THE LOST CIVILIZATION

            Even in the nineteenth century, when archaeology was still in its infancy, scholars found evidence of societies where women were not subordinate to men. But their interpretation of this evidence was that if these societies were not partriarchies, they must have been matriarchies. In other words, if men did not dominate women, then women must have dominated men. However, this conclusion is not borne out by the evidence. Rather, it is a function of what I have called a dominator society worldview. The real alternative to patriarchy is not matriarchy, which is only the other side of the dominator coin. The alternative, now revealed to be the original direction of our cultural evolution, is what I call a partnership society: a way of organizing human relations in which beginning with the most fundamental difference in our species the difference between female and male diversity is not equated with inferiority or superiority.

            What we have until now been taught as history is only the history of dominator species-the record of the male dominant, authoritarian, and highly violent civilizations that began about 5,000 years ago. For example, the conventional view is that the beginning of European civilization is marked by the emergence in ancient Greece of the Indo-Europeans. But the new archaeological evidence demonstrates that the arrival of the Indo-Europeans actually marks the truncation of European civilization. That is, as Marija Gimbutas extensively documents, there was in Greece and the Balkans an earlier civilization, which she calls the civilization of Old Europe. The first Indo-European invasions (by pastoralists from the and steppes of the northeast) foreshadow the end of a matrifocal, matrilineal, peaceful agrarian era. Like fingerprints in the archaeological record, we see evidence of how wave after wave of barbarian invaders from the barren fringes of the globe leave in their wake destruction and what archaeologists call cultural impoverishment. And what characterizes these invaders is that they bring with them male dominance along with their angry gods of thunder and war.

            The archaeological record shows a dramatic shift after these invasions. We see the disappearance of millennial traditions of art and pottery, a sharp decrease in the size of settlements, the appearance of suttee, chieftain tombs (so called because with the male skeleton are sacrificed women, children, and animals to serve him even after death). Warfare now becomes endemic, along with "strongman" rule, since these invaders, as Gimbutas writes, "worshipped the power of the lethal blade."

            One of the most striking manifestations of this change is found in the art.
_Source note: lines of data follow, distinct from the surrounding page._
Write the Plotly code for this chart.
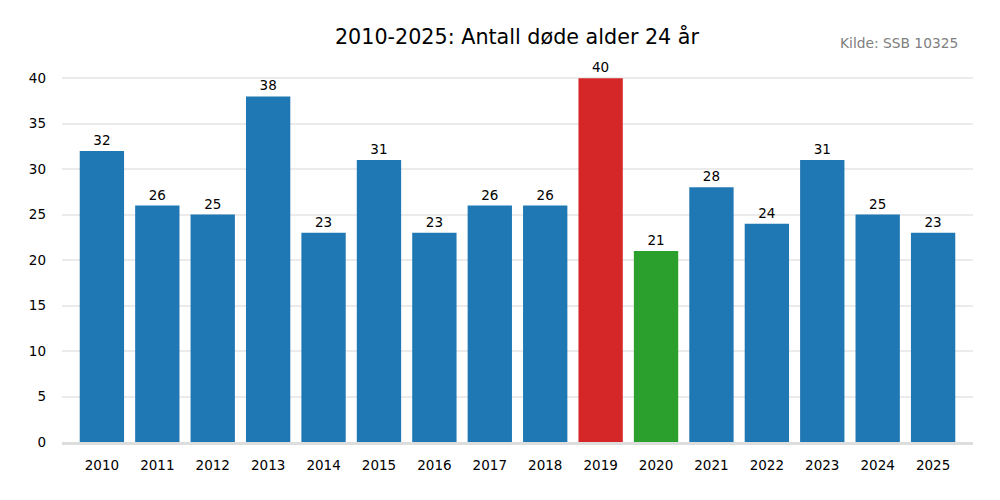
import plotly.graph_objects as go

years = [str(y) for y in range(2010, 2026)]
deaths = [32, 26, 25, 38, 23, 31, 23, 26, 26, 40, 21, 28, 24, 31, 25, 23]
highlight = {"2019": "#d62728", "2020": "#2ca02c"}
base_color = "#1f77b4"
colors = [highlight.get(y, base_color) for y in years]

fig = go.Figure(go.Bar(
    x=years, y=deaths, marker_color=colors, marker_line_width=0,
    text=[str(v) for v in deaths], textposition="outside",
    textfont=dict(size=13.5, color="black"), cliponaxis=False, width=0.8,
))

fig.update_layout(
    width=1000, height=500,
    font=dict(family="DejaVu Sans", size=13.5, color="black"),
    title=dict(text="2010-2025: Antall døde alder 24 år", x=(517 - 8) / 1000, xanchor="center",
               y=0.942, yanchor="middle", font=dict(size=20.7, color="black")),
    plot_bgcolor="white", paper_bgcolor="white",
    margin=dict(l=54, r=35, t=52, b=66),
    bargap=0.2, showlegend=False,
    xaxis=dict(type="category", range=[-0.72, 15.72], showgrid=False, ticks="",
               showline=True, linecolor="#dddddd", linewidth=3, tickfont=dict(size=13.5),
               ticklabelstandoff=9),
    yaxis=dict(range=[0, 42], tickvals=[0, 5, 10, 15, 20, 25, 30, 35, 40],
               showgrid=True, gridcolor="#ebebeb", gridwidth=1.5, zeroline=False,
               ticks="", ticklabelstandoff=15, tickfont=dict(size=13.5)),
    annotations=[dict(text="Kilde: SSB 10325", xref="paper", yref="paper",
                      x=0.9857, y=1.0445, xanchor="right", yanchor="middle",
                      showarrow=False, font=dict(size=13.8, color="gray"))],
)
fig.write_html("out.html")
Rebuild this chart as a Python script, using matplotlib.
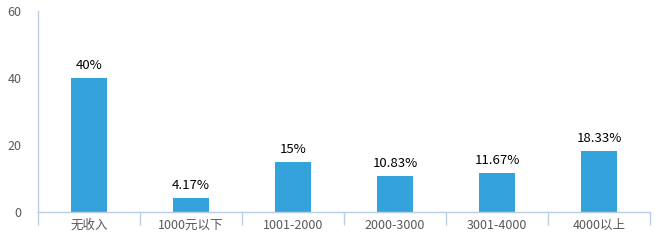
import matplotlib
matplotlib.use("Agg")
import matplotlib.pyplot as plt
import numpy as np

plt.rcParams['font.family'] = ['Noto Sans CJK SC', 'DejaVu Sans']

categories = ['无收入', '1000元以下', '1001-2000', '2000-3000', '3001-4000', '4000以上']
values     = [40, 4.17, 15, 10.83, 11.67, 18.33]
labels     = ['40%', '4.17%', '15%', '10.83%', '11.67%', '18.33%']
yticks     = [0, 20, 40, 60]

axis_col = '#b9cde5'
text_col = '#595959'
bar_col  = '#34a3db'

fig = plt.figure(figsize=(6.66, 2.45), dpi=100)
ax = fig.add_axes([38/666, 33/245, 612/666, 201/245])

x = np.arange(len(categories))
bars = ax.bar(x, values, width=0.36, color=bar_col, zorder=2)
for b, lab in zip(bars, labels):
    ax.annotate(lab, (b.get_x() + b.get_width()/2, b.get_height()),
                xytext=(0, 4), textcoords='offset points',
                ha='center', va='bottom', fontsize=9.5, color='black')

ax.set_xlim(-0.5, len(categories) - 0.5)
ax.set_ylim(0, 60)
ax.set_yticks(yticks)
ax.set_yticklabels([str(v) for v in yticks], color=text_col, fontsize=9)
ax.tick_params(axis='y', length=0, pad=12)

# category labels in the middle, tick marks at the boundaries
ax.set_xticks(x)
ax.set_xticklabels(categories, color=text_col, fontsize=9)
ax.tick_params(axis='x', which='major', length=0, pad=5)
ax.set_xticks(np.arange(-0.5, len(categories)), minor=True)
ax.tick_params(axis='x', which='minor', length=9, color=axis_col, width=1)

for s in ['top', 'right']:
    ax.spines[s].set_visible(False)
for s in ['left', 'bottom']:
    ax.spines[s].set_color(axis_col)
    ax.spines[s].set_linewidth(1)
ax.spines['left'].set_bounds(0, 60)

fig.savefig('out.png', dpi=100)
Now begins something dramatically absent before: the idealization of male violence and male dominance in an art that glorifies killing (scenes of "heroic" battles) and rapes (as in Zeus's fabled rapes of both mortal women and goddesses). And equally striking is the transformation of myth. Here, too, "strongman" rule is idealized and even presented as divinely ordained, as the bards, scribes, and priests of the ruling men systematically distort and gradually expunge the myths and images of the civilization of Old Europe from their sacred and secular tales. But although these, too, become distorted, memories of an earlier and better time still linger in folk stories and legends.

            In the nineteenth century, the archaeological excavations of Sophia and Heinrich Schliemann established that the Homeric story of the Greek sacking of Troy was historically based. Similarly, the probable historical basis for the legend of Atlantis is now being revealed by twentieth century archaeological excavations. The fabled civilization of Atlantis was said to have ended when large land masses sank into the sea. What geologists and archaeologists now reveal is that approximately 3,500 years ago massive earthquakes and tidal waves in the Mediterranean caused large land masses to sink into the sea. For example, as in the legend of Atlantis, most of the island of Thera, or Santorini, was swallowed by the sea.

            These cataclysmic events seem to have marked the end of what scholars call Minoan civilization, a highly technologically developed Bronze Age civilization centered in the Mediterranean island of Crete. Minoan Crete had the first paved roads in Europe, and even indoor plumbing. In sharp contrast to other "high civilizations" of antiquity (such as Sumer and dynastic Egypt), Crete had a generally high standard of living, with houses built for both beauty and comfort. Its art, too, is very different from that of Sumer and Egypt: it is so natural, so free, so full of the celebration of life in all its forms, that sober scholars have described it as unique in the annals of civilization for its grace and exuberant joy.

            But what really makes Minoan Crete unique is that it was neither a male-dominant nor warlike culture. Archaeologist Nicolas Platon, the former head of the Acropolis Museum and director of antiquities in Crete, notes that this was a "remarkable peaceful society." He also notes that here descent was still traced through the mother and that "the influence of women is visible in every sphere. For example, the only Minoan fresco of tribute is not the conventional picture of an aggrandized king with a sword in his hand and kneeling figures at his feet characteristic of male-dominant ancient civilizations. It is rather the picture of a woman. And instead of sitting on an elevated throne, she is standing with her arms raised in a gesture of benediction as men approach with offerings of fruits, wine, and grains.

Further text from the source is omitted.